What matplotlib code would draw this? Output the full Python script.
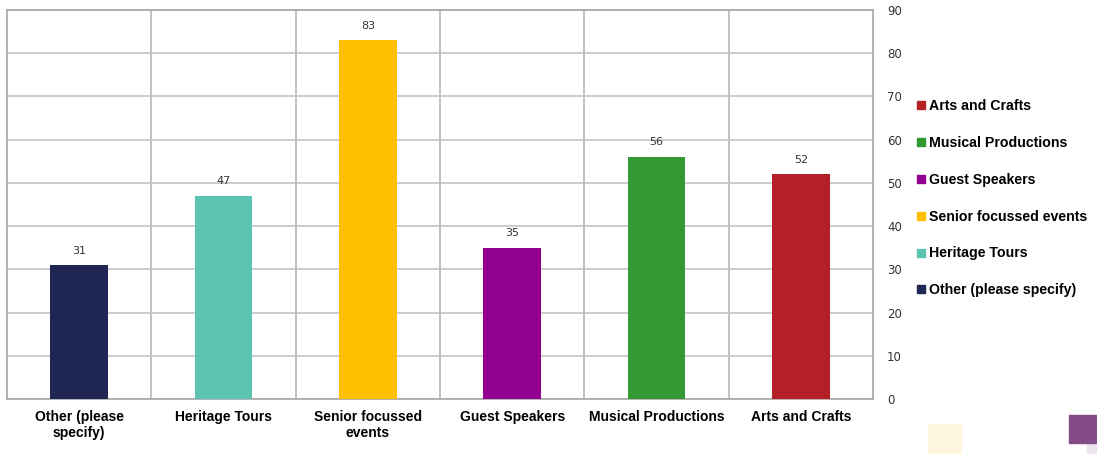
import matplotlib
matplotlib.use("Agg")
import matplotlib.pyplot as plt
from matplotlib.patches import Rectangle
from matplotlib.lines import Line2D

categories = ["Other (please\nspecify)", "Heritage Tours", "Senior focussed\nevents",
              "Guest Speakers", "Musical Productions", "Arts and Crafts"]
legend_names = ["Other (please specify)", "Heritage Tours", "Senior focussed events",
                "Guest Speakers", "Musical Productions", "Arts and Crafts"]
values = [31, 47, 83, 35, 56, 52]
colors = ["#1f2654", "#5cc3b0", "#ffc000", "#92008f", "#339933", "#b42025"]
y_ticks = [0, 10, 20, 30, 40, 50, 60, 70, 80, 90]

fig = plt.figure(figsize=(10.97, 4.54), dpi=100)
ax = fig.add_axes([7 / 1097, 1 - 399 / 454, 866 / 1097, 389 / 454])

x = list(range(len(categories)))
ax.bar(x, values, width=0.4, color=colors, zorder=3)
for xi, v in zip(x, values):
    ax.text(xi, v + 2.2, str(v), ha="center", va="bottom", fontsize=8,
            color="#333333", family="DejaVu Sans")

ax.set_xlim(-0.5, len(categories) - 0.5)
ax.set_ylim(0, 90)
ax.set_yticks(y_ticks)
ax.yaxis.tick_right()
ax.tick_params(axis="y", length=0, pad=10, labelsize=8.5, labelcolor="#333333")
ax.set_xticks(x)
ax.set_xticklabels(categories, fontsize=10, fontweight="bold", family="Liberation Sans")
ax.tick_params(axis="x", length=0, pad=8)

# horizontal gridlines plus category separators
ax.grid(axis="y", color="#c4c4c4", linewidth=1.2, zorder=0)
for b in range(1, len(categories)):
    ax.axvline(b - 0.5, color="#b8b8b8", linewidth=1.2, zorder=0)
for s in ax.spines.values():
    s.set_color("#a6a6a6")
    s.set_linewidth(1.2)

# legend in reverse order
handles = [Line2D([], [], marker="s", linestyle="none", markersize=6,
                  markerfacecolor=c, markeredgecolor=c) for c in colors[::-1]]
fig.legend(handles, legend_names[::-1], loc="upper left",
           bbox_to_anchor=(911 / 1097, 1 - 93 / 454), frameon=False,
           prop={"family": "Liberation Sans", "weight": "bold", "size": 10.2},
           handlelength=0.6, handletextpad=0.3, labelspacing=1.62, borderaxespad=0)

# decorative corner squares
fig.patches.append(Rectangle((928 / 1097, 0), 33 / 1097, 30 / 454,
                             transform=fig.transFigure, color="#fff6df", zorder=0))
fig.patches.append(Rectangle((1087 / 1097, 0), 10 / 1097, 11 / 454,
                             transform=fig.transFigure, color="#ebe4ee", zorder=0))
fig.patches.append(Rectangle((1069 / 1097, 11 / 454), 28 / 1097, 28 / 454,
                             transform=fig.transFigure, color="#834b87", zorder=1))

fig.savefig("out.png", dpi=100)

Task instructions
Produce an exact copy of each line of data, skipping embedded images.

Answer below
What matplotlib code would draw this? Output the full Python script.
import matplotlib
matplotlib.use("Agg")
import matplotlib.pyplot as plt
from matplotlib.patches import Rectangle
from matplotlib.lines import Line2D

categories = ["Other (please\nspecify)", "Heritage Tours", "Senior focussed\nevents",
              "Guest Speakers", "Musical Productions", "Arts and Crafts"]
legend_names = ["Other (please specify)", "Heritage Tours", "Senior focussed events",
                "Guest Speakers", "Musical Productions", "Arts and Crafts"]
values = [31, 47, 83, 35, 56, 52]
colors = ["#1f2654", "#5cc3b0", "#ffc000", "#92008f", "#339933", "#b42025"]
y_ticks = [0, 10, 20, 30, 40, 50, 60, 70, 80, 90]

fig = plt.figure(figsize=(10.97, 4.54), dpi=100)
ax = fig.add_axes([7 / 1097, 1 - 399 / 454, 866 / 1097, 389 / 454])

x = list(range(len(categories)))
ax.bar(x, values, width=0.4, color=colors, zorder=3)
for xi, v in zip(x, values):
    ax.text(xi, v + 2.2, str(v), ha="center", va="bottom", fontsize=8,
            color="#333333", family="DejaVu Sans")

ax.set_xlim(-0.5, len(categories) - 0.5)
ax.set_ylim(0, 90)
ax.set_yticks(y_ticks)
ax.yaxis.tick_right()
ax.tick_params(axis="y", length=0, pad=10, labelsize=8.5, labelcolor="#333333")
ax.set_xticks(x)
ax.set_xticklabels(categories, fontsize=10, fontweight="bold", family="Liberation Sans")
ax.tick_params(axis="x", length=0, pad=8)

# horizontal gridlines plus category separators
ax.grid(axis="y", color="#c4c4c4", linewidth=1.2, zorder=0)
for b in range(1, len(categories)):
    ax.axvline(b - 0.5, color="#b8b8b8", linewidth=1.2, zorder=0)
for s in ax.spines.values():
    s.set_color("#a6a6a6")
    s.set_linewidth(1.2)

# legend in reverse order
handles = [Line2D([], [], marker="s", linestyle="none", markersize=6,
                  markerfacecolor=c, markeredgecolor=c) for c in colors[::-1]]
fig.legend(handles, legend_names[::-1], loc="upper left",
           bbox_to_anchor=(911 / 1097, 1 - 93 / 454), frameon=False,
           prop={"family": "Liberation Sans", "weight": "bold", "size": 10.2},
           handlelength=0.6, handletextpad=0.3, labelspacing=1.62, borderaxespad=0)

# decorative corner squares
fig.patches.append(Rectangle((928 / 1097, 0), 33 / 1097, 30 / 454,
                             transform=fig.transFigure, color="#fff6df", zorder=0))
fig.patches.append(Rectangle((1087 / 1097, 0), 10 / 1097, 11 / 454,
                             transform=fig.transFigure, color="#ebe4ee", zorder=0))
fig.patches.append(Rectangle((1069 / 1097, 11 / 454), 28 / 1097, 28 / 454,
                             transform=fig.transFigure, color="#834b87", zorder=1))

fig.savefig("out.png", dpi=100)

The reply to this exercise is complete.